Wednesday 11 January 2012

The sound of his laugh

We have reached a new year again, and it is still a few days old. I still wonder if 2012 might be the year of my life. I won’t know until I lived the next 354 days to the fullest. But one thing is sure for me: I won’t be able to enjoy this year for the first 4 months, until C. gets back from his deployment eventually.

In 2011, I learned what it means to let Afghan rule my life and not being able to do anything against it. In the past year, I went from a normal civvi girl to an army girlfriend. And this little event changed my life completely. For normal girls it’s just like… oh, you have a new boyfriend. Nice! But for me, it is completely different. I knew from the very first moment what will expect me. Not for a single second I could enjoy the amazing feeling you get when you’re loved up. That moment we fell in love, Afghan started to take over my life. I had to grow my own bulletproof vest to be able to deal with all the things that are thrown on me. And I learned to never take it off. Not for a single second. It didn’t appear from the moment I needed it, and that is why I got hurt so easily in the beginning. Not that it got easy now. But I kinda learned how to deal with all the emotions and obstacles that show up every day. I learned that I just can’t help some problems, how much I would ever scream and cry it won’t solve them. I learned that I won’t receive his letters, for what reason ever, we still don’t know and I didn’t get a Bluey since early November. However, it makes me appreciate those four little letters I got during the first four weeks even more and in 15 weeks of this deployment I haven’t ever stopped reading through them.

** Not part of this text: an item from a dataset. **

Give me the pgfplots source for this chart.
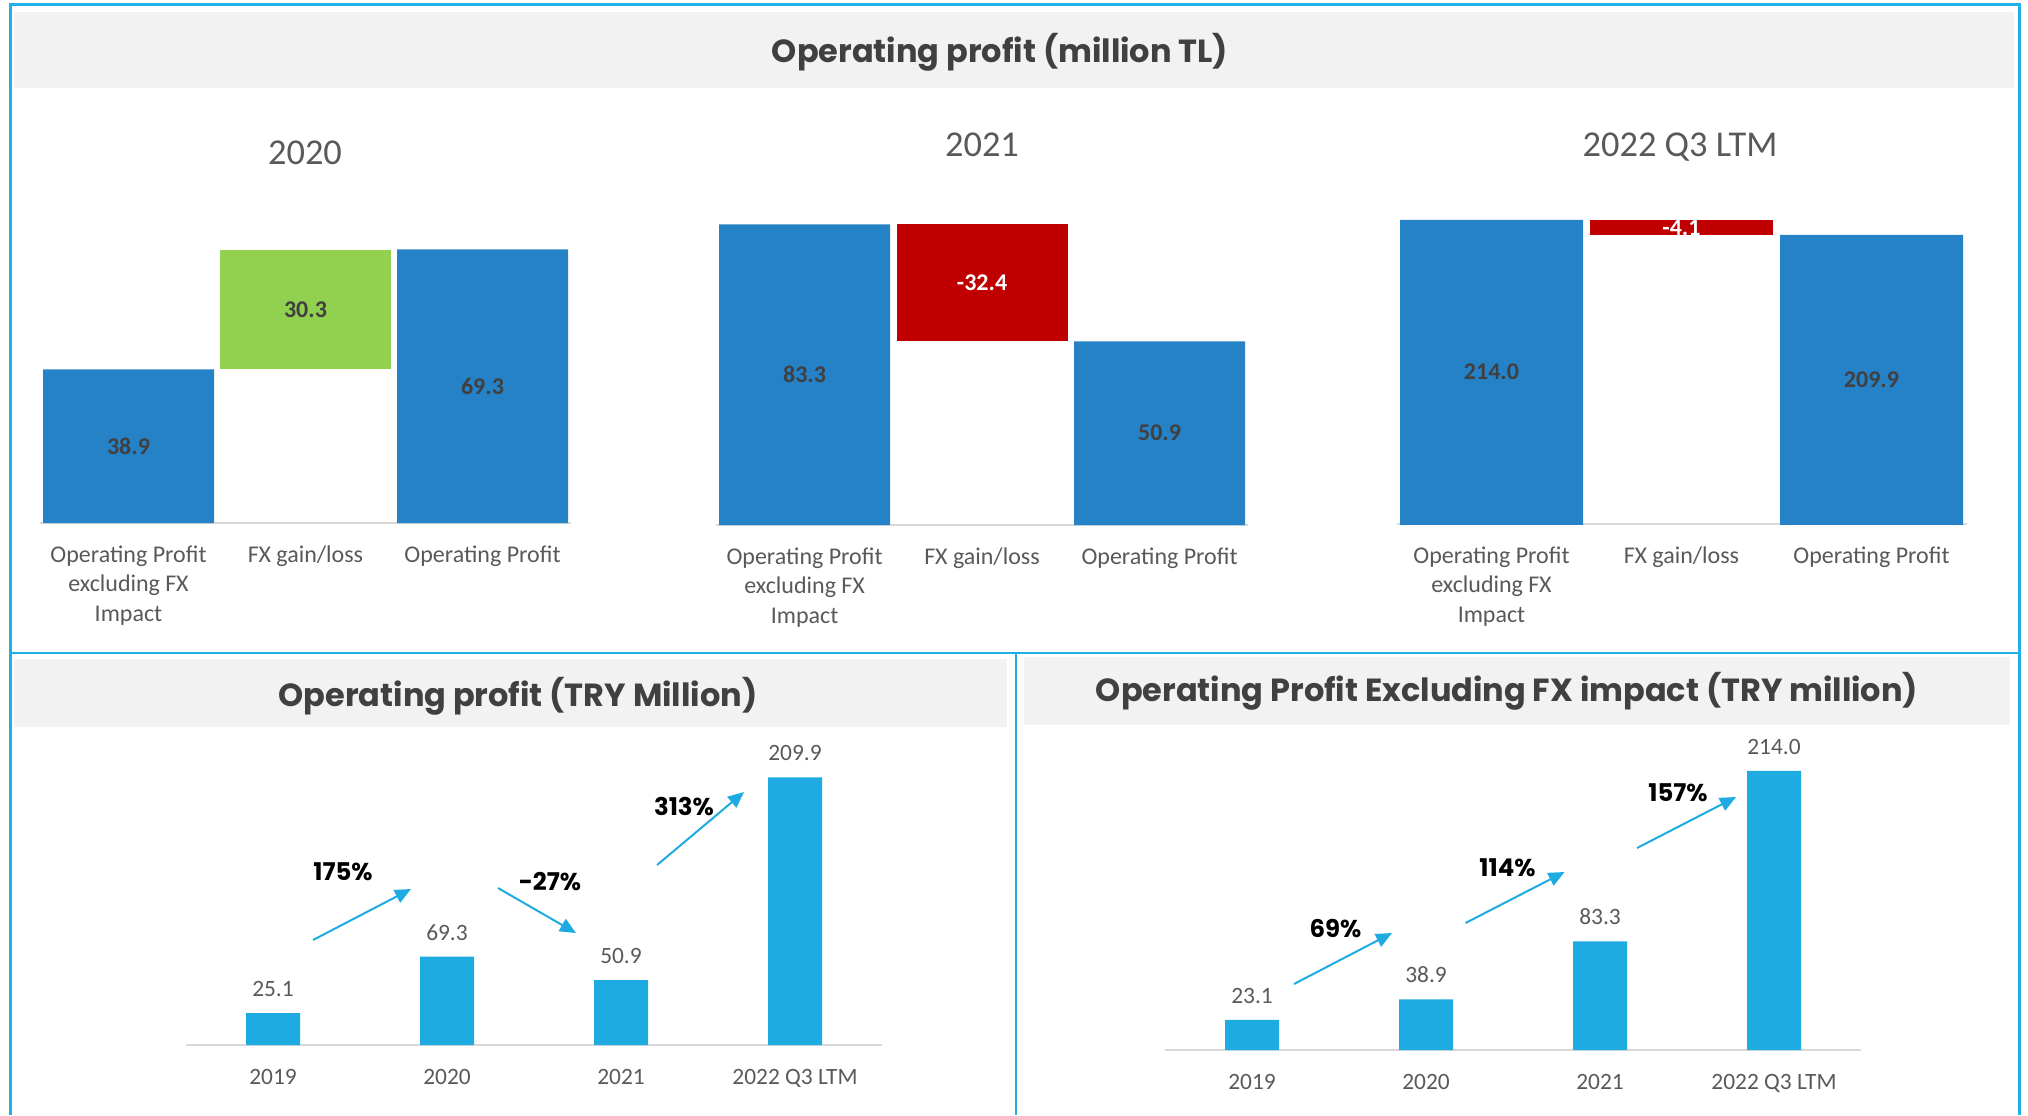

People keep on telling me I should think about all the good times C. and I had when I’m down. I tried it a couple of times, but it caused just tears and pain. Yes, it does feel as if I lost him a little bit. I don’t know what he smells like, sometimes when I don’t hear out for longer, I even forget what he sounds like. But every night before I go to sleep I think about the sound of his laugh which I could never forget.